A second quick note (I guess I’m doing more expository than promised :-) about QUOTE()
: In certain dplyr
/ dbplyr
contexts, what looks like local function calls are actually passed over to the SQL side vs used locally. Even though quote()
is an internal R function, the use of the lowercase version of it would still go over to the SQL side vs be eval’d locally. However, to avoid confusing others, I try to uppercase conflicts like this when they occur.
library(processx)
library(stringi)
library(docxtractr) # install_github("hrbrmstr/docxtractr")
library(tidyverse)
list.files("/Applications", pattern = "app$", full.names = TRUE) %>%
map_df(~{
message(.x)
res <- run("codesign", args = c("-dvvv", .x), error_on_status = FALSE)
if (any(grepl("not signed at all", res$stderr))) {
list(Executable = .x)
} else {
stri_split_lines(res$stderr)[[1]] %>%
keep(~grepl("=", .)) %>%
stri_split_fixed("=", 2, simplify = TRUE) -> res
as.list(set_names(res[,2], res[,1]))
}
}) %>%
mcga() %>%
mutate(short_name = stri_replace_last_fixed(basename(executable), ".app", "")) -> my_apps
glimpse(my_apps)
## Observations: 102
## Variables: 20
## $ executable <chr> "/Applications/1Password 6.app/Con...
## $ identifier <chr> "com.agilebits.onepassword4", "com...
## $ format <chr> "app bundle with Mach-O thin (x86_...
## $ codedirectory_v <chr> "20200 size=29594 flags=0x0(none) ...
## $ hash_type <chr> "sha256 size=32", "sha256 size=32"...
## $ candidatecdhash_sha1 <chr> "e21ac2a66473feec6276b448fc518678d...
## $ candidatecdhash_sha256 <chr> "8cf4cb4bdbea3b4d4f9e293e1aee1edb7...
## $ hash_choices <chr> "sha1,sha256", "sha1,sha256", "sha...
## $ cdhash <chr> "8cf4cb4bdbea3b4d4f9e293e1aee1edb7...
## $ signature_size <chr> "8915", "8936", "4610", "8528", "4...
## $ authority <chr> "Apple Root CA", "Apple Root CA", ...
## $ timestamp <chr> "Jul 17, 2017, 10:18:00 AM", "Jul ...
## $ info_plist_entries <chr> "32", "31", "30", "17", "30", "18"...
## $ teamidentifier <chr> "2BUA8C4S2C", "XZZXE9SED4", "94KV3...
## $ sealed_resources_version <chr> "2 rules=12 files=2440", "2 rules=...
## $ internal_requirements_count <chr> "1 size=220", "1 size=192", "1 siz...

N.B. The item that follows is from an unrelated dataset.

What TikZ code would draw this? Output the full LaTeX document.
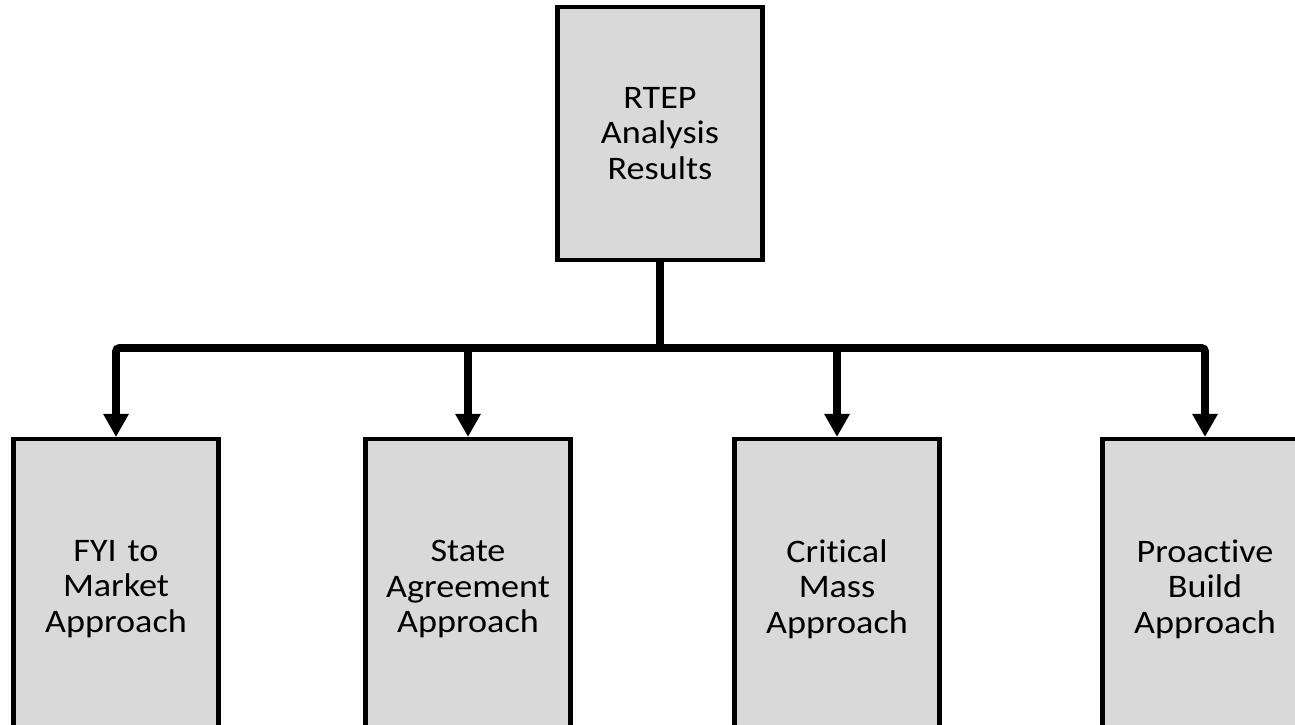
\documentclass[tikz,border=0pt]{standalone}
\usepackage{fontspec}
\setmainfont{Carlito}[FakeStretch=1.1, Ligatures=NoCommon]
\usepackage{tikz}
\usetikzlibrary{arrows.meta, positioning}
\definecolor{boxgray}{RGB}{217,217,217}
\tikzset{
  topbox/.style={rectangle, draw=black, fill=boxgray, line width=2.3pt,
    text width=3.8cm, align=center, minimum width=4.1cm, minimum height=5.06cm,
    font=\fontsize{18.7}{20.2}\selectfont},
  approachbox/.style={topbox, minimum height=6cm},
  conn/.style={line width=4.5pt, color=black, rounded corners=2pt},
  connarrow/.style={conn, -{Triangle[width=0.48cm, length=0.46cm]}}
}
\begin{document}
\begin{tikzpicture}
  \useasboundingbox (0,0) rectangle (25.9,-14.48);
  % top node
  \node[topbox] (rtep) at (13.2,-2.67) {RTEP\\Analysis\\Results};
  % four approaches
  \node[approachbox] (fyi)   at (2.32,-11.78)  {FYI to\\Market\\Approach};
  \node[approachbox] (state) at (9.36,-11.78)  {State\\Agreement\\Approach};
  \node[approachbox] (crit)  at (16.74,-11.78) {Critical\\Mass\\Approach};
  \node[approachbox] (proact) at (24.1,-11.78) {Proactive\\Build\\Approach};
  % connectors
  \coordinate (bar) at (13.2,-6.96);
  \draw[conn] (rtep.south) -- (bar);
  \foreach \n in {fyi, state, crit, proact} {
    \draw[connarrow] (bar) -| (\n.north);
  }
\end{tikzpicture}
\end{document}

## $ signed_time <chr> NA, NA, "Jul 13, 2017, 6:40:13 PM"...
## $ library_validation_warning <chr> NA, NA, NA, "OS X SDK version befo...

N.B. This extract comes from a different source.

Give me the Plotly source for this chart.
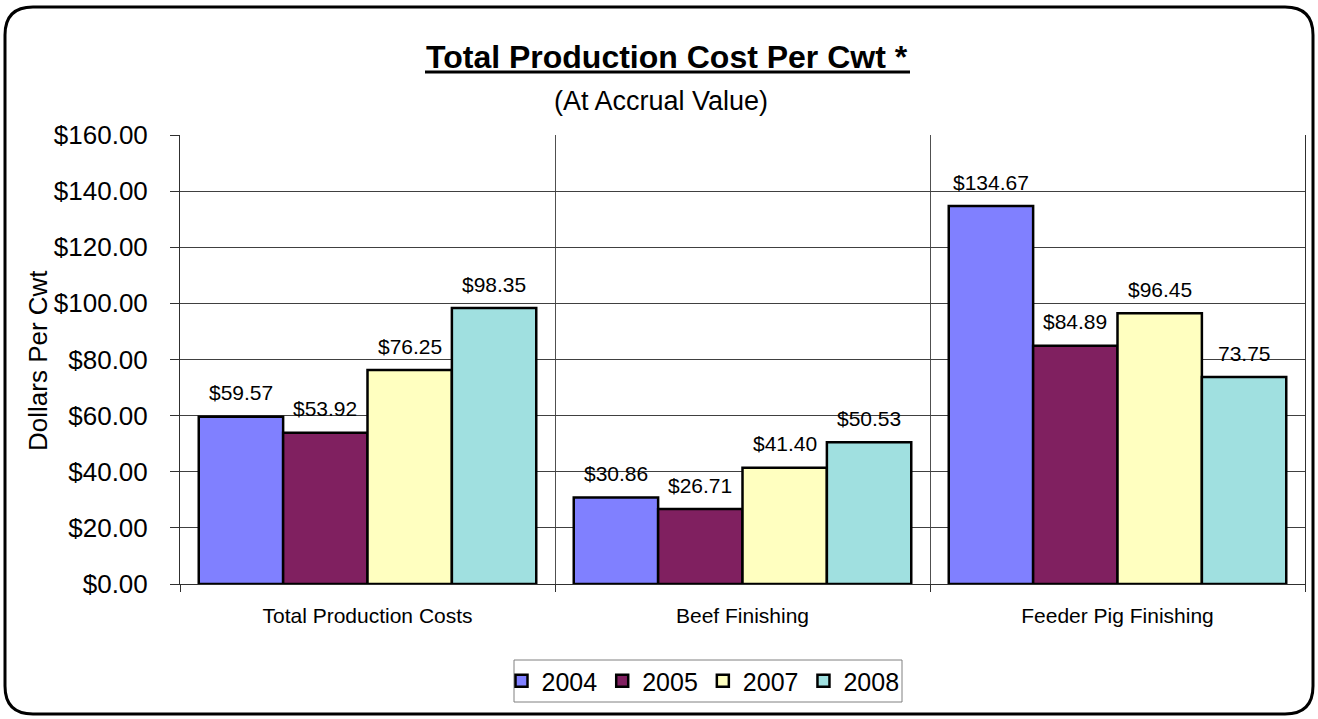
import plotly.graph_objects as go

# ---- data ----
categories = ["Total Production Costs", "Beef Finishing", "Feeder Pig Finishing"]
years = ["2004", "2005", "2007", "2008"]
cost_2004 = [59.57, 30.86, 134.67]
cost_2005 = [53.92, 26.71, 84.89]
cost_2007 = [76.25, 41.40, 96.45]
cost_2008 = [98.35, 50.53, 73.75]
series = [cost_2004, cost_2005, cost_2007, cost_2008]
# value labels that are printed without a currency sign
plain_labels = [("2008", "Feeder Pig Finishing")]
y_tick_values = [0, 20, 40, 60, 80, 100, 120, 140, 160]

colors = ["#8080FF", "#802060", "#FFFFC0", "#A0E0E0"]
FONT = "Liberation Sans, Arial, sans-serif"

W, H = 1318, 719
L, R, T, B = 180, 1305, 135, 584  # plot area in pixels


def px(x):
    return (x - L) / (R - L)


def py(y):
    return (B - y) / (B - T)


BARGAP = 0.1
bar_w = (1 - BARGAP) / len(years)

fig = go.Figure()
for yr, vals, col in zip(years, series, colors):
    fig.add_trace(go.Bar(
        x=categories, y=vals, name=yr,
        marker=dict(color=col, line=dict(color="black", width=2.5)),
    ))

annotations = []
for j, (yr, vals) in enumerate(zip(years, series)):
    for i, (cat, v) in enumerate(zip(categories, vals)):
        label = f"{v:.2f}" if (yr, cat) in plain_labels else f"${v:.2f}"
        annotations.append(dict(
            x=i - (1 - BARGAP) / 2 + (j + 0.5) * bar_w, y=v,
            xref="x", yref="y", text=label, showarrow=False,
            yanchor="middle", yshift=24,
            font=dict(family=FONT, size=21, color="black"),
        ))

# title, subtitle and y-axis title
annotations += [
    dict(x=px(667), y=py(57), xref="paper", yref="paper",
         text="<b>Total Production Cost Per Cwt *</b>", showarrow=False,
         xanchor="center", yanchor="middle",
         font=dict(family=FONT, size=32, color="black")),
    dict(x=px(661), y=py(101), xref="paper", yref="paper",
         text="(At Accrual Value)", showarrow=False,
         xanchor="center", yanchor="middle",
         font=dict(family=FONT, size=27, color="black")),
    dict(x=px(38), y=py(360), xref="paper", yref="paper",
         text="Dollars Per Cwt", showarrow=False, textangle=-90,
         xanchor="center", yanchor="middle",
         font=dict(family=FONT, size=26, color="black")),
]

# rounded outer frame
x0, x1, y0, y1, r = 5, 1313, 7, 714, 28
frame = (
    f"M {px(x0)},{py(y0 + r)} Q {px(x0)},{py(y0)} {px(x0 + r)},{py(y0)} "
    f"L {px(x1 - r)},{py(y0)} Q {px(x1)},{py(y0)} {px(x1)},{py(y0 + r)} "
    f"L {px(x1)},{py(y1 - r)} Q {px(x1)},{py(y1)} {px(x1 - r)},{py(y1)} "
    f"L {px(x0 + r)},{py(y1)} Q {px(x0)},{py(y1)} {px(x0)},{py(y1 - r)} Z"
)
shapes = [
    dict(type="path", path=frame, xref="paper", yref="paper",
         line=dict(color="black", width=3), layer="below"),
    # title underline
    dict(type="line", xref="paper", yref="paper",
         x0=px(425), x1=px(910), y0=py(72), y1=py(72),
         line=dict(color="black", width=3)),
    # legend box
    dict(type="rect", xref="paper", yref="paper",
         x0=px(514), x1=px(902), y0=py(660), y1=py(702),
         line=dict(color="#808080", width=1), layer="below"),
]

fig.update_layout(
    width=W, height=H,
    margin=dict(l=L, r=W - R, t=T, b=H - B, pad=0, autoexpand=False),
    paper_bgcolor="white", plot_bgcolor="white",
    barmode="group", bargap=BARGAP, bargroupgap=0,
    font=dict(family=FONT, color="black"),
    showlegend=True,
    legend=dict(
        orientation="h", x=703 / W, y=1 - 681 / H, xanchor="center", yanchor="middle",
        xref="container", yref="container",
        bgcolor="rgba(0,0,0,0)", borderwidth=0,
        font=dict(family=FONT, size=25, color="black"),
        itemwidth=30, traceorder="normal",
    ),
    annotations=annotations,
    shapes=shapes,
    xaxis=dict(
        range=[-0.5, 2.5], tickson="boundaries", automargin=False,
        showgrid=True, gridcolor="#505050", gridwidth=1,
        showline=True, linecolor="#303030", linewidth=1,
        ticks="outside", ticklen=7, tickcolor="#303030",
        tickfont=dict(family=FONT, size=21, color="black"),
        ticklabelstandoff=13,
    ),
    yaxis=dict(
        range=[0, 160], tickvals=y_tick_values, tickformat="$,.2f",
        automargin=False,
        showgrid=True, gridcolor="#404040", gridwidth=1,
        showline=True, linecolor="#303030", linewidth=1, mirror=True,
        ticks="outside", ticklen=9, tickcolor="#303030",
        tickfont=dict(family=FONT, size=26, color="black"),
        ticklabelstandoff=17, zeroline=False,
    ),
)

fig.write_html("out.html")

## $ platform_identifier <chr> NA, NA, NA, NA, "2", NA, NA, "2", ...
## $ short_name <chr> "1Password 6", "Alfred 3", "Amazon...
# this is macOS atekeeper whitelist db
db <- src_sqlite("/private/var/db/gkopaque.bundle/Contents/Resources/gkopaque.db")
db
## src: sqlite 3.19.3 [/private/var/db/gkopaque.bundle/Contents/Resources/gkopaque.db]
## tbls: conditions, merged, whitelist
whitelist <- tbl(db, "whitelist")
# they are binary blobs, but we need them as text, so use SQLite's "QUOTE()" function
mutate(whitelist, current = QUOTE(current)) %>%
select(current) %>%
collect() %>%
mutate(
cdhash = stri_replace_first_fixed(current, "X'", "") %>%
stri_replace_last_fixed("'", "") %>%
stri_trans_tolower()
) -> gatekeeper_whitelist_hashes
my_apps <- left_join(my_apps, gatekeeper_whitelist_hashes)
# Unsigned apps
filter(my_apps, is.na(cdhash)) %>%
select(short_name)
# you can see your own output here ;-)
# App organization
select(my_apps, identifier) %>%
mutate(
identifier = stri_split_fixed(identifier, ".", simplify = TRUE)[,2],
identifier = ifelse(identifier == "", "UNSPECIFIED", identifier)
) %>%
count(identifier, sort=TRUE)
## # A tibble: 47 x 2
## identifier n
## <chr> <int>
## 1 apple 37
## 2 UNSPECIFIED 10
## 3 microsoft 6
## 4 eclecticlight 3
## 5 google 3
## 6 amazon 2
## 7 agilebits 1
## 8 antonycourtney 1
## 9 appscape 1
## 10 audacityteam 1
## # ... with 37 more rows
# Which apps have code-signing validation warnings
filter(my_apps, !is.na(library_validation_warning)) %>%
select(short_name, library_validation_warning)
## # A tibble: 7 x 2
## short_name
## <chr>
## 1 Amazon Music
## 2 Audacity
## 3 firefox
## 4 RStudio
## 5 VLC
## 6 Webcam Settings
## 7 WordService
## # ... with 1 more variables: library_validation_warning <chr>
NOTE: One could easily extend this example to look for apps across the filesystem.